There is life in the junior mining space.

I don’t mean that shares are rocketing higher (yet). What I mean is that there is money coming back in. Companies can raise long-awaited and much-needed cash.

What I see right now, as I write this from the Mining & Investment Latin America Summit in Lima, Peru, is proof that a major bull market is coming. The kind of bull market that can make us rich.

To understand why, we need to look at the recent past.

A Disappearing Sector

Investors spent five years (from 2011 to 2016) fleeing the junior mining sector. You can see what I mean in the chart below:

The previous run was the best market I’ve ever seen. I made hundreds of percent gains in just months. The coming bull market will make that look boring.

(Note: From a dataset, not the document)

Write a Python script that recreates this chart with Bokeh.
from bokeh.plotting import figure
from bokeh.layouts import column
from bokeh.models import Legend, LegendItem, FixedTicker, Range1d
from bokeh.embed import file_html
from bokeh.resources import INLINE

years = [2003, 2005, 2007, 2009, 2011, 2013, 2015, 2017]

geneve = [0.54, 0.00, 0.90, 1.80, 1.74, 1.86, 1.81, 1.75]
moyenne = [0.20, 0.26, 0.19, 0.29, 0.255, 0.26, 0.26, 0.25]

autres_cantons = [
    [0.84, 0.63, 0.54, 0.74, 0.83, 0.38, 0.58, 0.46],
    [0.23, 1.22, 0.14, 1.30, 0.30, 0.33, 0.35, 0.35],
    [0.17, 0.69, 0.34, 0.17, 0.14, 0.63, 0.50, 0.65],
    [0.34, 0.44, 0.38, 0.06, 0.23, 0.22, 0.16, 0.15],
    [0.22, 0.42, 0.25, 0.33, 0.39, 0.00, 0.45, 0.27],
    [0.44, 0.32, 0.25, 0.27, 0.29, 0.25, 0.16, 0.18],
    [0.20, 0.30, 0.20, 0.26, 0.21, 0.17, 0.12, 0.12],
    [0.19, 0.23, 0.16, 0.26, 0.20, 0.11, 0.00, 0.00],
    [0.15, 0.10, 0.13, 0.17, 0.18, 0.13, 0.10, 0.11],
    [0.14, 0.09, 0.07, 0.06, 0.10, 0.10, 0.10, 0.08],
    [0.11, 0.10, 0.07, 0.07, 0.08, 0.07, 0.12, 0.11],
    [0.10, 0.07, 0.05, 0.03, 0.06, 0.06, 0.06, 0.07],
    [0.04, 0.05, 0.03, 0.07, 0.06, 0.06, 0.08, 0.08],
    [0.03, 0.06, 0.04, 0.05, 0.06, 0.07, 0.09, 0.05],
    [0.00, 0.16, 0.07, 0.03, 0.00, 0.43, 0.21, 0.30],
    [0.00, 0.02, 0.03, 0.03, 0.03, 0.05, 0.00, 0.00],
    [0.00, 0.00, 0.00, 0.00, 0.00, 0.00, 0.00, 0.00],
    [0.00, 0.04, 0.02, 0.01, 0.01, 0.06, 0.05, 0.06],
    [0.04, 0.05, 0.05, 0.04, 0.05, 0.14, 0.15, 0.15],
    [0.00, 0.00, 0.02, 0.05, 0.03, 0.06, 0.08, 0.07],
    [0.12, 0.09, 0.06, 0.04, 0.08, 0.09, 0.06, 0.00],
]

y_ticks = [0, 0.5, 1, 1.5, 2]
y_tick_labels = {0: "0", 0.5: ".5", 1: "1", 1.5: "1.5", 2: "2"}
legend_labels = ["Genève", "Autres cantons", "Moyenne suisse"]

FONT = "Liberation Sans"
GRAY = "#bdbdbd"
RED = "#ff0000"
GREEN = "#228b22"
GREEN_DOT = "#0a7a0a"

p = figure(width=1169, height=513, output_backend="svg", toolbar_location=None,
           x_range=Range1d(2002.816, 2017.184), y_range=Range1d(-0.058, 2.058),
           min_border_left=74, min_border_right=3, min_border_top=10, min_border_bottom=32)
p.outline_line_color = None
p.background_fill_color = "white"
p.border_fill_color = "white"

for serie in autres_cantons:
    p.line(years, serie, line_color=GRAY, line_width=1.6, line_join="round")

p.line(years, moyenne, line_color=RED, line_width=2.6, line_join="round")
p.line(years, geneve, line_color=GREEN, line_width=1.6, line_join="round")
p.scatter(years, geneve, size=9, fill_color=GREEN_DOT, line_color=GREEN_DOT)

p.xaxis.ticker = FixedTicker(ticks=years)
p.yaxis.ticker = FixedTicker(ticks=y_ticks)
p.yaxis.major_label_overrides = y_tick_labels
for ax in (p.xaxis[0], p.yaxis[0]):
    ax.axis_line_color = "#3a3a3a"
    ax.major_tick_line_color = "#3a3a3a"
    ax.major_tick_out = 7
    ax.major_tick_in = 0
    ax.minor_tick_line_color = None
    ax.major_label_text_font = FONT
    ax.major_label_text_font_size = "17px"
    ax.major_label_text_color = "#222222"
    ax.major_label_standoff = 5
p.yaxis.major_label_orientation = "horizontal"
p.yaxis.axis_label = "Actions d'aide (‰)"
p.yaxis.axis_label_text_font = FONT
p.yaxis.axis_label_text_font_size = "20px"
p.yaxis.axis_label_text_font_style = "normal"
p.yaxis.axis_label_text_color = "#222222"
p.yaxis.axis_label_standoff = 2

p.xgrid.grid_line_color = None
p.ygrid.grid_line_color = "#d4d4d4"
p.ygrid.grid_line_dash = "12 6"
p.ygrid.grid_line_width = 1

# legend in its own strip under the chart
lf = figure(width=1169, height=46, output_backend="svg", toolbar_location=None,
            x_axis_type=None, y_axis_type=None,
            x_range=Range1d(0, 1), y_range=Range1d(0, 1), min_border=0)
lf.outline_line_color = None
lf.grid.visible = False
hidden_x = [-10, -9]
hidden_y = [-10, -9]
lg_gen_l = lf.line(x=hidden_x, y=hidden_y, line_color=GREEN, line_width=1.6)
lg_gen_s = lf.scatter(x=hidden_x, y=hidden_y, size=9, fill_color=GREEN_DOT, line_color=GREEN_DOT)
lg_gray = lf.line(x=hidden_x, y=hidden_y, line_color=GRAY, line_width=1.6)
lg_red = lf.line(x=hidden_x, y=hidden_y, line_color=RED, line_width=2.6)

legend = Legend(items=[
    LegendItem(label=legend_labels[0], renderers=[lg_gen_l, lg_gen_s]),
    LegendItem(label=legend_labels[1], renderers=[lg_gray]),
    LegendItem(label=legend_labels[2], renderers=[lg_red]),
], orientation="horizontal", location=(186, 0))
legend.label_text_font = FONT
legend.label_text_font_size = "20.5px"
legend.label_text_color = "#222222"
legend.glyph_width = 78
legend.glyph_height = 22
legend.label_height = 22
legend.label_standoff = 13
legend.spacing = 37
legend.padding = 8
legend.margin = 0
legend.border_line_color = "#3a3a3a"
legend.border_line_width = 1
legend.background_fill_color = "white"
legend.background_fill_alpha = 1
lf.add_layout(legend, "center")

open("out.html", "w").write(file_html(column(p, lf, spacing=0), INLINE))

This chart shows the Toronto Venture Index (TSXV). The TSXV is a Canadian stock exchange that holds over 1,649 small-cap companies. It holds 989 mining companies, about 60% of the listings.

Out of those 989 miners, there have been 918 financings so far this year. That’s where the companies raised money to do work. In all of 2015, there was only about half that many.

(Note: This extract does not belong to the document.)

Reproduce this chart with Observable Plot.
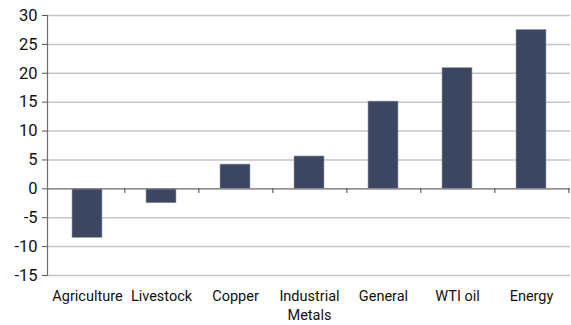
<!DOCTYPE html>
<html>
<head>
<meta charset="utf-8">
<script src="https://cdn.jsdelivr.net/npm/d3@7"></script>
<script src="https://cdn.jsdelivr.net/npm/@observablehq/plot@0.6"></script>
<style>
  html, body { margin: 0; padding: 0; background: #fff; }
  #chart svg { display: block; }
</style>
</head>
<body>
<div id="chart"></div>
<script>
// Commodity categories and their values
const categories = ["Agriculture", "Livestock", "Copper", "Industrial\nMetals", "General", "WTI oil", "Energy"];
const values = [-8.5, -2.5, 4.2, 5.6, 15.1, 20.9, 27.5];
const yTicks = [-15, -10, -5, 0, 5, 10, 15, 20, 25, 30];

const data = categories.map((c, i) => ({category: c, value: values[i]}));

const width = 571, height = 325;
const marginLeft = 47, marginRight = 1, marginTop = 15, marginBottom = 50;
const step = (width - marginLeft - marginRight) / categories.length;

const chart = Plot.plot({
  width, height,
  marginLeft, marginRight, marginTop, marginBottom,
  style: {fontFamily: "Roboto, sans-serif", color: "#111"},
  x: {domain: categories, paddingInner: 0.6, paddingOuter: 0.3, label: null},
  y: {domain: [-15, 30], label: null},
  marks: [
    Plot.gridY(yTicks, {stroke: "#c4c4c4", strokeOpacity: 1, strokeWidth: 1.5}),
    Plot.barY(data, {x: "category", y: "value", fill: "#3c4660", stroke: "#9aa1b2", strokeWidth: 0.6}),
    Plot.ruleY([0], {stroke: "#808080", strokeWidth: 1.2}),
    // category separator ticks hanging below the zero line
    Plot.ruleX(categories, {x: d => d, y1: 0, y2: -0.8, dx: step / 2, stroke: "#444", strokeWidth: 1}),
    Plot.frame({anchor: "left", stroke: "#6e6e6e", strokeWidth: 1.2}),
    Plot.axisY(yTicks, {tickSize: 5, tickPadding: 5, tickFormat: d => String(d), label: null, fontSize: 16.5, fill: "#111", stroke: "#555"}),
    Plot.axisX({anchor: "bottom", tickSize: 0, tickPadding: 12, label: null, fontSize: 14.5, fill: "#111", lineHeight: 1.3})
  ]
});

document.getElementById("chart").appendChild(chart);
</script>
</body>
</html>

That’s important, because these little companies have no way to generate cash themselves. They must go out and raise money by selling shares.

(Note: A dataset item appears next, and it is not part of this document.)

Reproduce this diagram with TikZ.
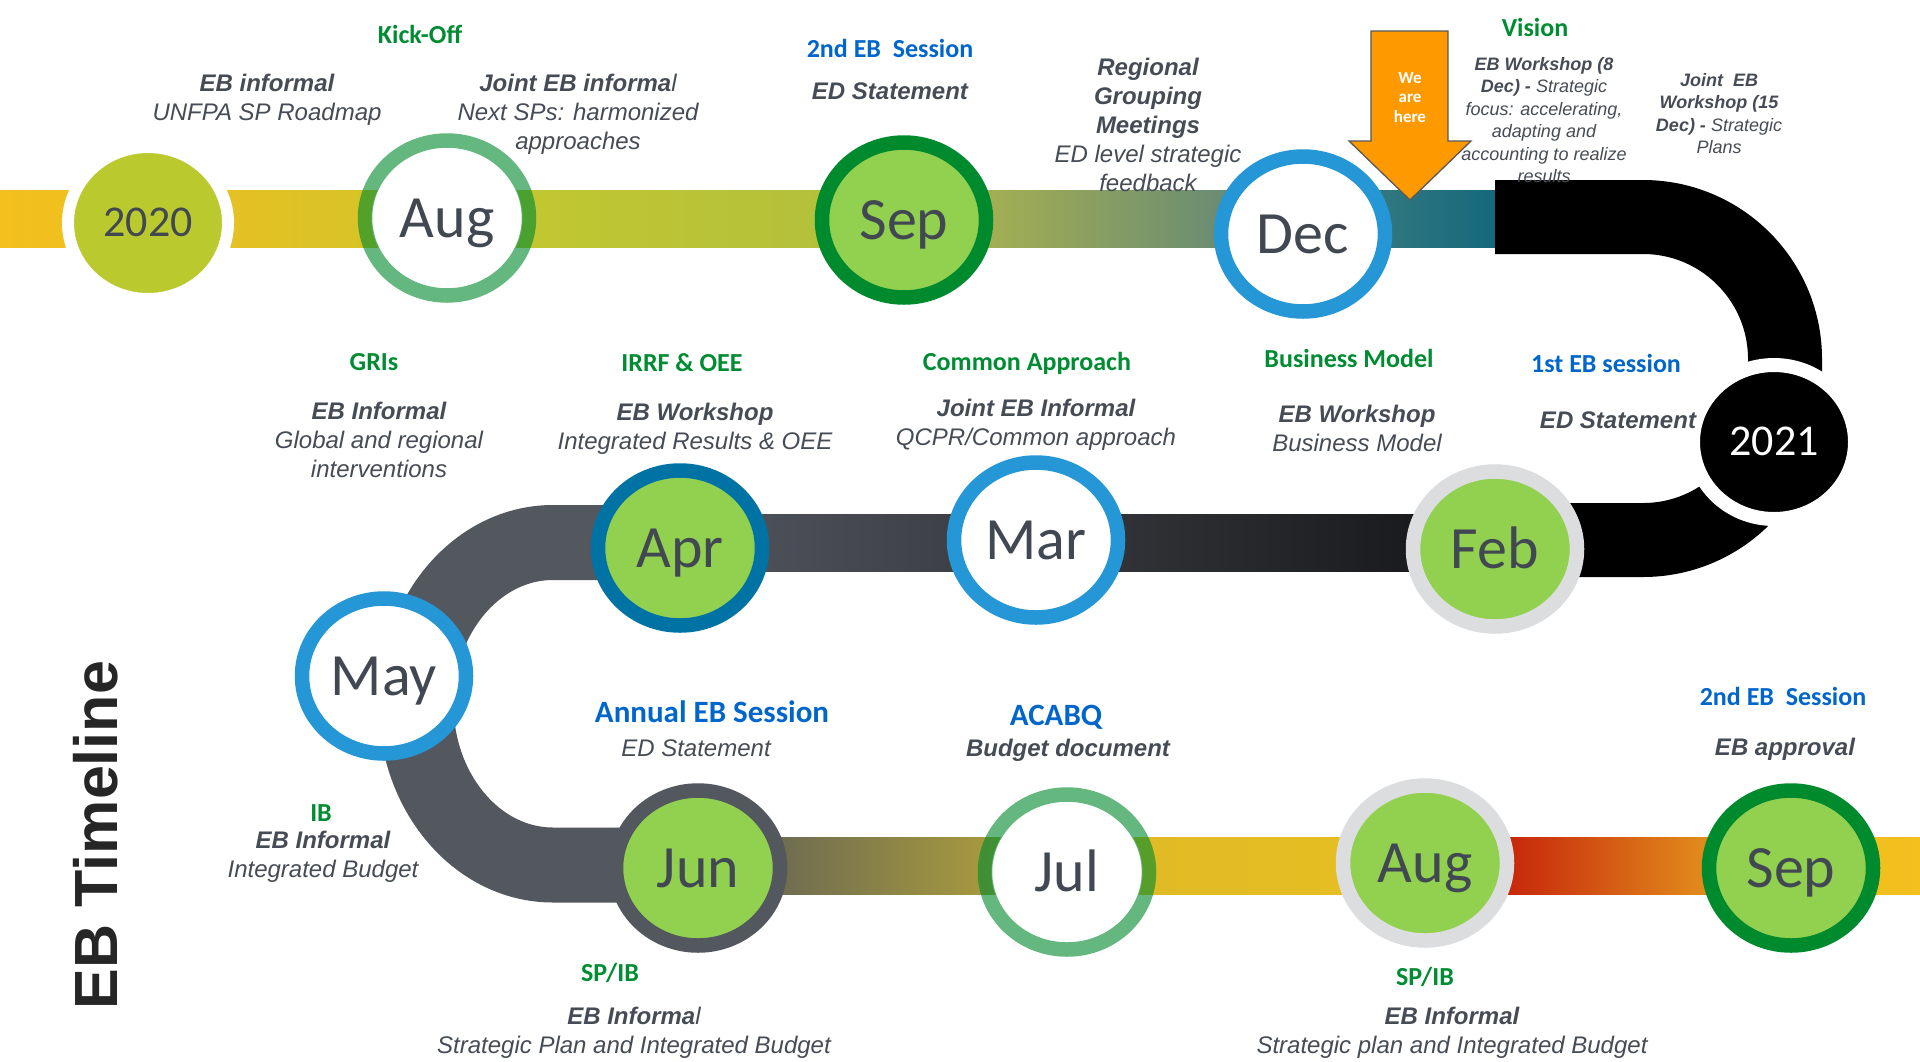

They pitch an idea to investors, who buy in. The companies then test the idea. Success drives the share price up, and investors win.

If there is no cash, nothing happens, and nobody wins. Companies faced a long, slow strangulation of the cash flow from 2011 to 2015.

They cut back staff and expenses. Then they cut again … and again. Many companies disappeared — through bankruptcy or otherwise.

Pulp and Paper

To put that in perspective, there were 2,500 issuers on the TSXV in January 2013. Today, as I said, there are only 1,649. As recently as March 2015, there were as many as 1,400 junior miners.

Back then, Rick Rule, the chairman of Sprott Global Resource Investments, called these companies “pulp and paper” manufacturers because all they did was produce paper filings to meet exchange listing requirements.

One analyst found that there were 598 companies that had a negative net working capital of C$2 billion. And so, they went away.

Today, the companies that survived the purge remain. And these companies are generating ideas that investors like. The cash is flowing back into junior mining … and that’s a good thing.

The Sweet Spot for Investors

Over the years, I’ve made some fantastic gains in this space — both personally and professionally. The run from 2009 to 2011 was the best market I’ve ever seen. It was nothing to book hundreds of percent gains in just months.

The coming bull market will make that look boring.

You see, the mining industry is near a crisis point. It wasn’t just the juniors that needed cash. Senior mining companies stripped capital from everything — development projects, sustaining capital and investments in new projects.

That’s a problem. Great mining companies should look like O’Hare Airport, but with projects instead of planes.

You need producing mines — or planes at the gates. You also need new mines — like planes taxying in. And you need future producers — like planes preparing to land.

However, the downturn killed off many of the nonproducing projects. And it takes years to develop mines. The five-year hiatus in investment will constrict future supplies of critical metals. That’s why metal prices like zinc and copper are rising.

That’s also why junior mining companies have cash today.

Cash today means mines tomorrow. And the sweet spot for investors is coming. This cash will spur the next wave of new discoveries. That’s when we make thousands of percent gains.